The Picks | Feb 2024
Hello.
These are the things I think you should look at in Southern lutruwita this month.
Amber Koroluk-Stephenson: Interior Topographies
Bett Gallery | 16 February – 9 March
Amber Koroluk-Stephenson has a new show at Bett Gallery. Amber is always excellent, and is one of those artists who is particularly rewarding to follow – her career to date has had a fascinating arc; she’s an artist undertaking a genuine investigation and there’s always something icily eerie about her work that draws me to it. Amber has proved herself to be one of our best artists, and a new exhibition is an essential stop for me.
Leigh Rigozzi: Variations
Rosny Schoolhouse | 9 February – 3 March
Leigh Rigozzi is having a rare outing over at the Rosny Schoolhouse complex. Leigh is known for comics more that anything else, but he’s an unstoppable artist who will draw all over anything he’s allowed to; screen print t-shirts, compile books and anything else he can. Recently Leigh’s been the artist-in-residence for the Clarence Jazz Festival and has made a mural, but the folks at Rosny have also given him a show, Variations, that opens on the 9th of February. Leigh’s one of the gems of Tasmania’s fertile do-it-yourself art scene and well worth checking out.
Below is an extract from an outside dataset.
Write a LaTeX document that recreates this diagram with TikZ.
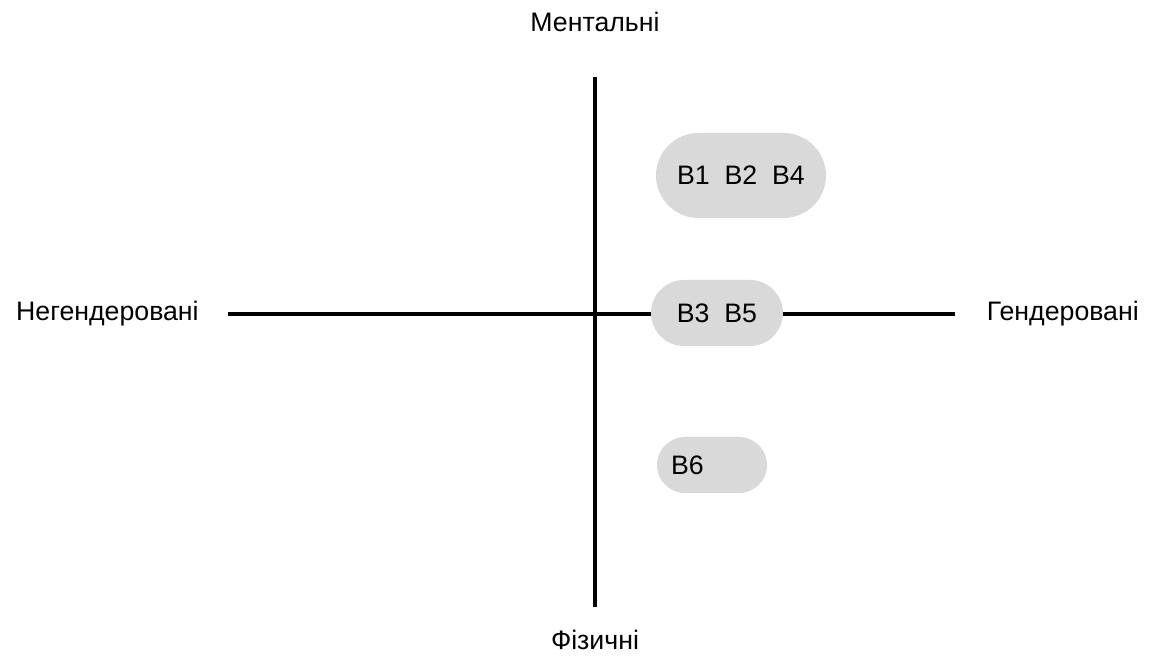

Texta Queen: Bollywouldn’t
Moonah Arts Centre | 16 February – 9 March
This is a corker: the very singular Texta Queen, a Goan Indian artist, shares work that’s all about upturning colonial notions and presenting a queer South Asian Diaspora. Texta Queen’s work has a fabulous energy and vibrancy; it feels immediate and fresh, and is filled with humour, celebration, fierce joy and strength. If you want to see art that addresses crucial issues that underline the changes we need to see in the world right now, this is the exhibition for you, but it’s also just funky and fun. I can’t wait to see Bollywouldn’t.
An Unusual Colonial Sculpture
Maritime Museum
There’s something unusual to see at the Maritime Museum: a colonial statue of a man urinating. This object is the oldest known free standing colonial sculpture in Australia, and it’s got more in common with a deeply unflattering editorial cartoon of Barnaby Joyce than anything you might have previously associated with colonial art. It’s somewhat grotesque looking, and not just because of what it’s doing: the statue clearly designed to get a reaction. Who it’s of and who commissioned it are not known details, but there’s a good case that the statue exists to be a satirical jab at Lieutenant Governor George Arthur. Which is not really what I think of when I think of colonial art, and the sheer trouble someone has gone to here is remarkable: it’s a sandstone statue, with plumbing; someone had to make it and that takes a bit of time, and someone had to install it where, presumably, it would have been visible enough for the statue’s existence to get back to the intended target. There’s some excellent research that’s already been done into the age and materials of the mystery pisser, but it’s such an unusual thing, and so interesting – I’m looking at it as crude satire aimed to heap scorn, and it’s fascinating to consider the mindset that drove the creation of this object.